Henley believes that building in a manufacturing environment also delivers a higher-quality product. “You know exactly what’s going into the building. You’re designing it properly to reduce the waste, which reduces the carbon footprint.”

She strongly believes this type of approach can help New Zealand achieve its carbon targets, whether in a factory environment or an onsite factory next to where the houses are being built.

“Simplicity Living has a big site where they’ve set up an onsite factory. They have a very lean, agile approach to their manufacturing, so they get fewer delays, exactly the product they want, and highest performance at less cost. Changing to a more controlled process-driven approach helps meet these targets by taking out costs and increasing quality,” she says.

But if mass production is the answer to carbon reduction, that doesn’t bode well for the small builder, who must see this as incredibly daunting? Henley says they should see it as an opportunity as well. “The factory that built that house also produces wall panels, floor panels and roof panels, so the builder becomes an assembler. They don’t do the bespoke work – they become a sophisticated assembler of parts.”

Regarding major home renovations, Henley notes that Europe’s energy performance rating system could be a model for New Zealand. “When you buy your house, you’ll know how many megawatts a year your house uses and the cost of that. It’s like a star rating on your fridge. We need a common language around performance and what’s in our houses. Many houses in New Zealand aren’t up to code, and we have to manage that reality to avoid people having stranded assets.”

So, what is Henley’s advice for builders facing these changes?
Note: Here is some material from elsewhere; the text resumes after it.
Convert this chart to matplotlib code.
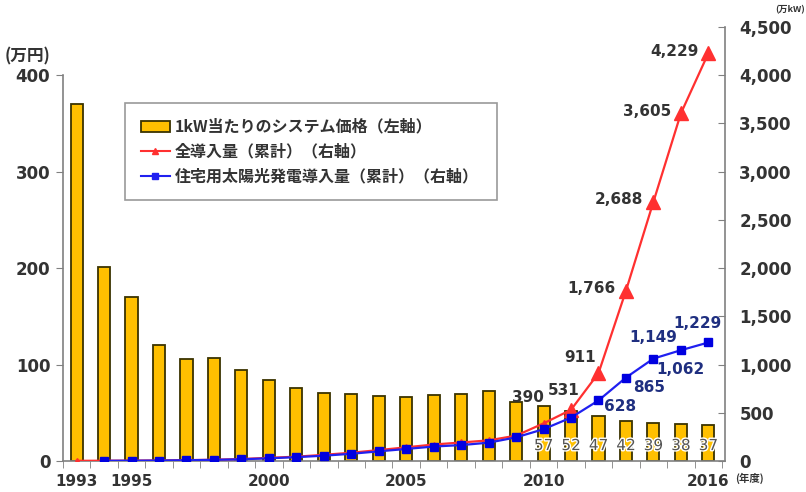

Understanding their current practices and how they stack up against upcoming caps is important to begin with. “They probably need to get someone to do an energy model on a site they’ve already built and see where it stacks up. Then they have a baseline and can look at what incremental changes to make to stay ahead of the curve.

“That’s why these changes are coming in slowly. We know that shelter and safety and getting houses built is as important as meeting our climate commitments. We’re not trading people for better houses.

“I think people in the industry need to be going: “Hang on a second. Where can I do things better?” Let me take a look at my own process. Let me see what I’m doing today and see what my options are,” Henley says.